You can even create your own specific settings, by going to the Edit menu. I always like to have the alert when I'm done, just because I might have wandered off mentally, and this will bring me back. So, now I'm going to click Export, and we're going to go off to the races. Aperture usually does this pretty quickly. Basically, it builds the HTML for you. It resizes the images, and it puts it altogether nice and neat in a folder. Then what you can do is you can take that folder, and you can put it on your own web site. Something that I used to do a lot more - I don't do quite as much now, but I used to take that whole structure, put it on Optical Disc like a CD.
And then you sort of have built-in navigation for that CD, so you can just tell people. All you have to do is double-click on the Index page, it launches your web browser, and then you can navigate in this very nice interface, instead of just rummaging through folders of images. It can be used in all sorts of different ways.
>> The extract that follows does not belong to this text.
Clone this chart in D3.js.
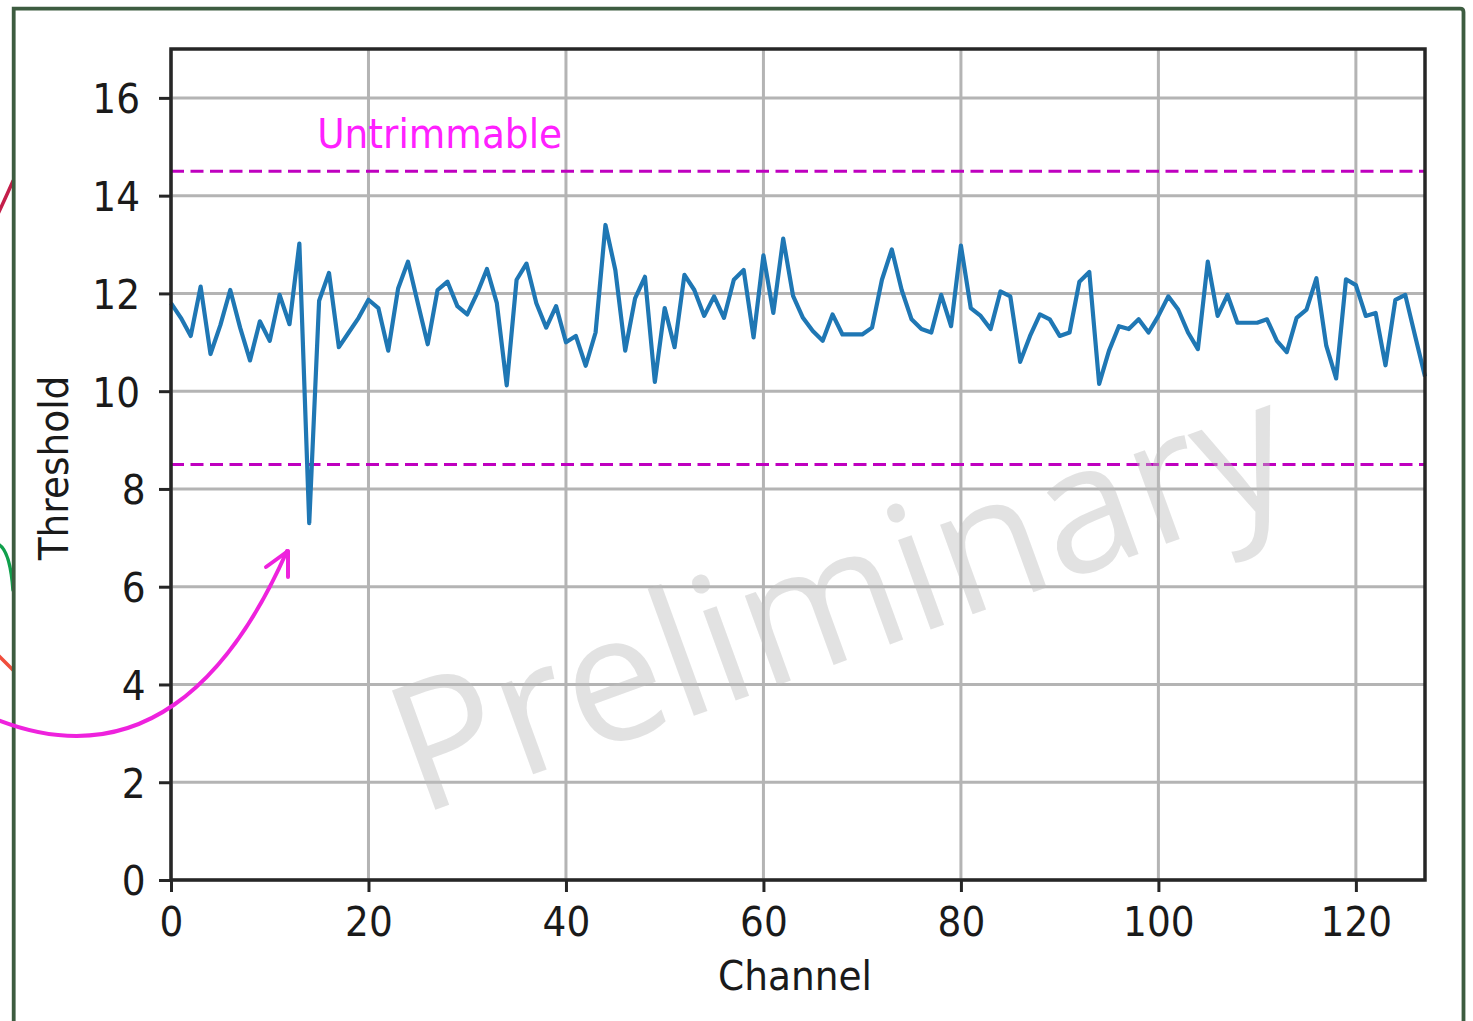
<!DOCTYPE html>
<html>
<head>
<meta charset="utf-8">
<script src="https://cdn.jsdelivr.net/npm/d3@7"></script>
<style>
  html, body { margin: 0; padding: 0; background: #fff; }
  svg { display: block; }
  text { font-family: "DejaVu Sans", sans-serif; fill: #1a1a1a; }
  .stretch { transform-box: fill-box; transform-origin: center; transform: scaleY(1.1); }
</style>
</head>
<body>
<svg id="chart" width="1473" height="1021"></svg>
<script>
// Per-channel threshold readings (channel = array index)
const thresholds = [
  11.8, 11.5, 11.13, 12.14, 10.76, 11.35, 12.07, 11.3, 10.63, 11.43,
  11.03, 11.97, 11.37, 13.02, 7.3, 11.85, 12.42, 10.9, 11.2, 11.5,
  11.87, 11.7, 10.83, 12.1, 12.65, 11.8, 10.96, 12.07, 12.24, 11.74,
  11.57, 12.0, 12.5, 11.8, 10.12, 12.28, 12.61, 11.8, 11.3, 11.74,
  11.0, 11.13, 10.52, 11.2, 13.4, 12.48, 10.83, 11.9, 12.34, 10.19,
  11.7, 10.9, 12.38, 12.07, 11.54, 11.94, 11.5, 12.28, 12.48, 11.1,
  12.78, 11.6, 13.12, 11.95, 11.5, 11.23, 11.03, 11.57, 11.16, 11.16,
  11.16, 11.3, 12.28, 12.9, 12.07, 11.47, 11.27, 11.2, 11.97, 11.33,
  12.98, 11.7, 11.54, 11.27, 12.04, 11.94, 10.6, 11.13, 11.57, 11.47,
  11.13, 11.2, 12.24, 12.44, 10.15, 10.83, 11.33, 11.27, 11.47, 11.2,
  11.54, 11.94, 11.67, 11.2, 10.86, 12.65, 11.54, 11.97, 11.4, 11.4,
  11.4, 11.47, 11.03, 10.8, 11.5, 11.67, 12.31, 10.93, 10.26, 12.29,
  12.17, 11.54, 11.6, 10.53, 11.87, 11.97, 11.13, 10.3
];

const xTicks = [0, 20, 40, 60, 80, 100, 120];
const yTicks = [0, 2, 4, 6, 8, 10, 12, 14, 16];
const trimLimits = [8.5, 14.5];          // lower / upper trim range
const limitLabel = "Untrimmable";
const limitLabelAt = [14.8, 15.0];       // data coords of the label
const xLabel = "Channel";
const yLabel = "Threshold";
const watermark = "Preliminary";

const svg = d3.select("#chart");
const plotLeft = 171, plotRight = 1425, plotTop = 49, plotBottom = 880;

const x = d3.scaleLinear().domain([0, 127]).range([plotLeft, plotRight]);
const y = d3.scaleLinear().domain([0, 17]).range([plotBottom, plotTop]);

// ---- annotation strokes entering from the left edge (behind the frame)
const deco = svg.append("g").attr("fill", "none").attr("stroke-linecap", "round");
deco.append("path").attr("d", "M-2,214 Q5,199 13,181").attr("stroke", "#c41e4a").attr("stroke-width", 3.5);
deco.append("path").attr("d", "M-2,544 Q10,550 13,590").attr("stroke", "#10a04c").attr("stroke-width", 3.5);
deco.append("path").attr("d", "M-2,655 L13,670").attr("stroke", "#f04e3c").attr("stroke-width", 3.5);

// ---- outer frame
svg.append("path")
  .attr("d", "M13.7,1030 L13.7,8.7 L1460,8.7 Q1463.5,8.7 1463.5,12 L1463.5,1030")
  .attr("fill", "none").attr("stroke", "#3d5c40").attr("stroke-width", 3.8);

// ---- grid
const grid = svg.append("g").attr("stroke", "#b4b4b4").attr("stroke-width", 3);
grid.selectAll(".gx").data(xTicks).join("line").attr("class", "gx")
  .attr("x1", d => x(d)).attr("x2", d => x(d)).attr("y1", plotTop).attr("y2", plotBottom);
grid.selectAll(".gy").data(yTicks).join("line").attr("class", "gy")
  .attr("x1", plotLeft).attr("x2", plotRight).attr("y1", d => y(d)).attr("y2", d => y(d));

// ---- trim limits
svg.append("g").selectAll("line").data(trimLimits).join("line")
  .attr("x1", plotLeft).attr("x2", plotRight)
  .attr("y1", d => y(d)).attr("y2", d => y(d))
  .attr("stroke", "#bf00bf").attr("stroke-width", 3)
  .attr("stroke-dasharray", "13,6.5");

svg.append("text")
  .attr("class", "stretch")
  .attr("x", x(limitLabelAt[0])).attr("y", y(limitLabelAt[1]))
  .style("fill", "#ff20ff").style("font-size", "37.5px")
  .text(limitLabel);

// ---- threshold trace
const line = d3.line().x((d, i) => x(i)).y(d => y(d));
svg.append("path").datum(thresholds)
  .attr("d", line)
  .attr("fill", "none").attr("stroke", "#1f77b4")
  .attr("stroke-width", 4.2).attr("stroke-linejoin", "round");

// ---- axes
const yAxis = svg.append("g").attr("transform", `translate(${plotLeft},0)`)
  .call(d3.axisLeft(y).tickValues(yTicks).tickSize(12).tickPadding(17));
const xAxis = svg.append("g").attr("transform", `translate(0,${plotBottom})`)
  .call(d3.axisBottom(x).tickValues(xTicks).tickSize(12));

[yAxis, xAxis].forEach(g => {
  g.select(".domain").remove();
  g.selectAll(".tick line").attr("stroke", "#262626").attr("stroke-width", 3);
  g.selectAll(".tick text").attr("class", "stretch")
    .style("font-size", "37.5px").style("fill", "#1a1a1a");
});
yAxis.selectAll(".tick text")
  .attr("dy", "0.36em")
  .attr("x", d => String(d).length > 1 ? -31 : -25.5);
xAxis.selectAll(".tick text").attr("y", 55).attr("dy", 0);

// spines
svg.append("rect")
  .attr("x", plotLeft).attr("y", plotTop)
  .attr("width", plotRight - plotLeft).attr("height", plotBottom - plotTop)
  .attr("fill", "none").attr("stroke", "#262626").attr("stroke-width", 3.5);

// axis titles
svg.append("text").attr("class", "stretch")
  .attr("x", (plotLeft + plotRight) / 2 - 3).attr("y", 989)
  .attr("text-anchor", "middle").style("font-size", "37.5px")
  .text(xLabel);
svg.append("text")
  .attr("transform", "translate(68,468) rotate(-90) scale(1,1.1)")
  .attr("text-anchor", "middle").style("font-size", "37.5px")
  .text(yLabel);

// ---- watermark
svg.append("text")
  .attr("transform", "translate(861,655) rotate(-20)")
  .attr("text-anchor", "middle")
  .attr("textLength", 940).attr("lengthAdjust", "spacingAndGlyphs")
  .style("font-family", "'Open Sans', sans-serif")
  .style("font-size", "178px")
  .style("fill", "#bcbcbc").style("fill-opacity", 0.44)
  .text(watermark);

// ---- callout arrow pointing at the low channel
const arrow = svg.append("g").attr("fill", "none").attr("stroke", "#ee22dd")
  .attr("stroke-width", 4).attr("stroke-linecap", "round").attr("stroke-linejoin", "round");
arrow.append("path").attr("d", "M-2,720 C140,775 230,680 287,551");
arrow.append("path").attr("d", "M266,567 L288,551 L288,577");
</script>
</body>
</html>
I think the main thing to keep in mind is that you have a web page structure here that will go wherever you need it to. So, it has finished exporting, and I'm going to go ahead and reveal this in Finder, so we can take a look at the structures.
I'm just going to click on this. We're inside our Exercise Files here, where we're supposed to be. Here is our web page, and I can just double-click on this. You can see that Aperture has organized everything very nicely. Here is our Index page. If I double-clicked on that, here is our web page, just as promised, and those pictures look great on that black background. We want to see the detail, just like any normal web page. You click on it. You have Index Navigation that brings you back.
So, I'm going to go ahead and minimize this right now and bring us back to here. So, if you want to put this on a server or burn it on to a CD or something, then all we have to do is just take the entire folder and all the assets are in there and ready for you to use.